▸ Job
Print the entries that appear below, exactly as written and without their pictures.

— start of Listed entries —

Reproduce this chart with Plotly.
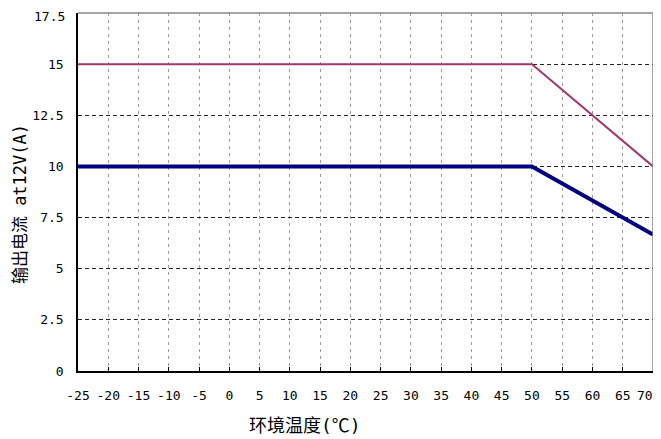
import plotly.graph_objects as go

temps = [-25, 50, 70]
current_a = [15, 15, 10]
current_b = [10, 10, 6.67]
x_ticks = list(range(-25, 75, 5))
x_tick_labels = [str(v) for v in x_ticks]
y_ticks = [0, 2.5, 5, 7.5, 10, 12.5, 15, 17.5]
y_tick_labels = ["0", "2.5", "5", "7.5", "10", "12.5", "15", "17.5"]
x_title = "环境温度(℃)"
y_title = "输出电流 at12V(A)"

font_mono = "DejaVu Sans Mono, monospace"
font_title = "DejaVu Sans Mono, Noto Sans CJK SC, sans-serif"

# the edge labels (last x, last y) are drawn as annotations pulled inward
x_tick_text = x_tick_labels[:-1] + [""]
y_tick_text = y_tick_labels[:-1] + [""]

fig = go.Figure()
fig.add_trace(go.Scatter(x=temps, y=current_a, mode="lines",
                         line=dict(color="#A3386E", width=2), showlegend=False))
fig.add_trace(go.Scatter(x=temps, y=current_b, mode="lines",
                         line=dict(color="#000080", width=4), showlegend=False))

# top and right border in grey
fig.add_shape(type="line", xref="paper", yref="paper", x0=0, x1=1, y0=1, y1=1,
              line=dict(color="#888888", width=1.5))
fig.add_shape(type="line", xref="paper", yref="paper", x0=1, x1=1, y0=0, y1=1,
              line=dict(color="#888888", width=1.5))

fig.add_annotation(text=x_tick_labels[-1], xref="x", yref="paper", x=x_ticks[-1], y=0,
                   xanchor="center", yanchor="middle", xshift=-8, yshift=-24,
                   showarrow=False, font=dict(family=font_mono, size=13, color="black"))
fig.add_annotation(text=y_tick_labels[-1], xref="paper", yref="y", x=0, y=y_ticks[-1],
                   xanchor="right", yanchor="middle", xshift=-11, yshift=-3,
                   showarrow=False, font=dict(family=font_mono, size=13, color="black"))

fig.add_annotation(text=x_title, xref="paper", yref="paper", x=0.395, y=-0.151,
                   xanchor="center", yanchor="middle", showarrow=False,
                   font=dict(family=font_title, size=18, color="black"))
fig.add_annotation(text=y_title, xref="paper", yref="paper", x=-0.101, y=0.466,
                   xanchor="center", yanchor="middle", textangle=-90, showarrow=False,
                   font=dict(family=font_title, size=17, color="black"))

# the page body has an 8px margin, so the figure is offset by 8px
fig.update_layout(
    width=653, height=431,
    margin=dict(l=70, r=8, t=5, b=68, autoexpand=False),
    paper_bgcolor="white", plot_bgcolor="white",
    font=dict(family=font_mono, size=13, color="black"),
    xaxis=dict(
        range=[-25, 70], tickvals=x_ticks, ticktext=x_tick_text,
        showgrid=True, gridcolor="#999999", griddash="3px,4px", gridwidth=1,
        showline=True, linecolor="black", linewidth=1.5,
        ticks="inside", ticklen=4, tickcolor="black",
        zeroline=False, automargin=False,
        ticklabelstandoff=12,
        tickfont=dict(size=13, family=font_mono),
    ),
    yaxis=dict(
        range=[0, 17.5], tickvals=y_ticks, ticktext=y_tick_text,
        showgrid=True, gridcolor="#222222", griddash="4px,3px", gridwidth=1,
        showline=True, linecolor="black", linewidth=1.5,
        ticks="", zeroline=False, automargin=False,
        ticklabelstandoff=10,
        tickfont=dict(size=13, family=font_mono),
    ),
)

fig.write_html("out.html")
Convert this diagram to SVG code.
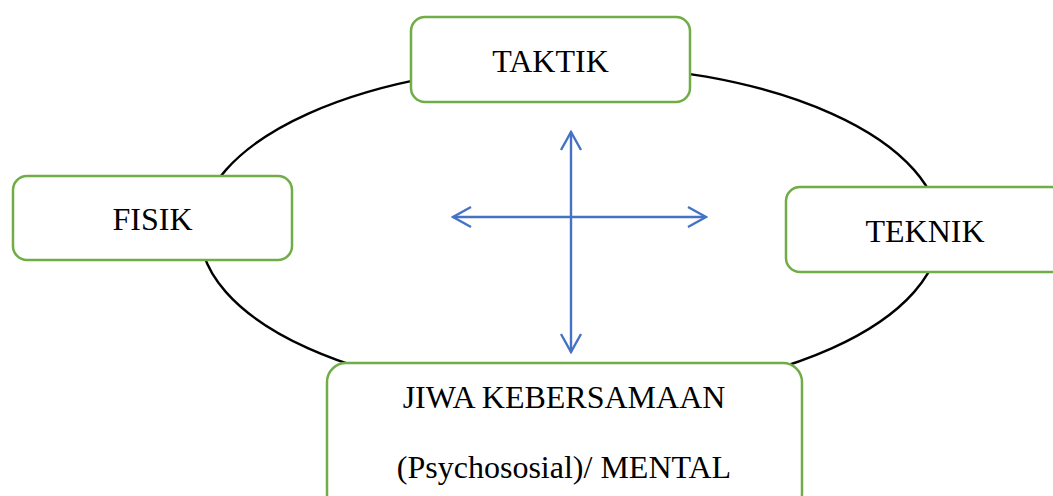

— end of Listed entries —

▸ Answer
Reproduce this chart with Plotly.
import plotly.graph_objects as go

temps = [-25, 50, 70]
current_a = [15, 15, 10]
current_b = [10, 10, 6.67]
x_ticks = list(range(-25, 75, 5))
x_tick_labels = [str(v) for v in x_ticks]
y_ticks = [0, 2.5, 5, 7.5, 10, 12.5, 15, 17.5]
y_tick_labels = ["0", "2.5", "5", "7.5", "10", "12.5", "15", "17.5"]
x_title = "环境温度(℃)"
y_title = "输出电流 at12V(A)"

font_mono = "DejaVu Sans Mono, monospace"
font_title = "DejaVu Sans Mono, Noto Sans CJK SC, sans-serif"

# the edge labels (last x, last y) are drawn as annotations pulled inward
x_tick_text = x_tick_labels[:-1] + [""]
y_tick_text = y_tick_labels[:-1] + [""]

fig = go.Figure()
fig.add_trace(go.Scatter(x=temps, y=current_a, mode="lines",
                         line=dict(color="#A3386E", width=2), showlegend=False))
fig.add_trace(go.Scatter(x=temps, y=current_b, mode="lines",
                         line=dict(color="#000080", width=4), showlegend=False))

# top and right border in grey
fig.add_shape(type="line", xref="paper", yref="paper", x0=0, x1=1, y0=1, y1=1,
              line=dict(color="#888888", width=1.5))
fig.add_shape(type="line", xref="paper", yref="paper", x0=1, x1=1, y0=0, y1=1,
              line=dict(color="#888888", width=1.5))

fig.add_annotation(text=x_tick_labels[-1], xref="x", yref="paper", x=x_ticks[-1], y=0,
                   xanchor="center", yanchor="middle", xshift=-8, yshift=-24,
                   showarrow=False, font=dict(family=font_mono, size=13, color="black"))
fig.add_annotation(text=y_tick_labels[-1], xref="paper", yref="y", x=0, y=y_ticks[-1],
                   xanchor="right", yanchor="middle", xshift=-11, yshift=-3,
                   showarrow=False, font=dict(family=font_mono, size=13, color="black"))

fig.add_annotation(text=x_title, xref="paper", yref="paper", x=0.395, y=-0.151,
                   xanchor="center", yanchor="middle", showarrow=False,
                   font=dict(family=font_title, size=18, color="black"))
fig.add_annotation(text=y_title, xref="paper", yref="paper", x=-0.101, y=0.466,
                   xanchor="center", yanchor="middle", textangle=-90, showarrow=False,
                   font=dict(family=font_title, size=17, color="black"))

# the page body has an 8px margin, so the figure is offset by 8px
fig.update_layout(
    width=653, height=431,
    margin=dict(l=70, r=8, t=5, b=68, autoexpand=False),
    paper_bgcolor="white", plot_bgcolor="white",
    font=dict(family=font_mono, size=13, color="black"),
    xaxis=dict(
        range=[-25, 70], tickvals=x_ticks, ticktext=x_tick_text,
        showgrid=True, gridcolor="#999999", griddash="3px,4px", gridwidth=1,
        showline=True, linecolor="black", linewidth=1.5,
        ticks="inside", ticklen=4, tickcolor="black",
        zeroline=False, automargin=False,
        ticklabelstandoff=12,
        tickfont=dict(size=13, family=font_mono),
    ),
    yaxis=dict(
        range=[0, 17.5], tickvals=y_ticks, ticktext=y_tick_text,
        showgrid=True, gridcolor="#222222", griddash="4px,3px", gridwidth=1,
        showline=True, linecolor="black", linewidth=1.5,
        ticks="", zeroline=False, automargin=False,
        ticklabelstandoff=10,
        tickfont=dict(size=13, family=font_mono),
    ),
)

fig.write_html("out.html")
Convert this diagram to SVG code.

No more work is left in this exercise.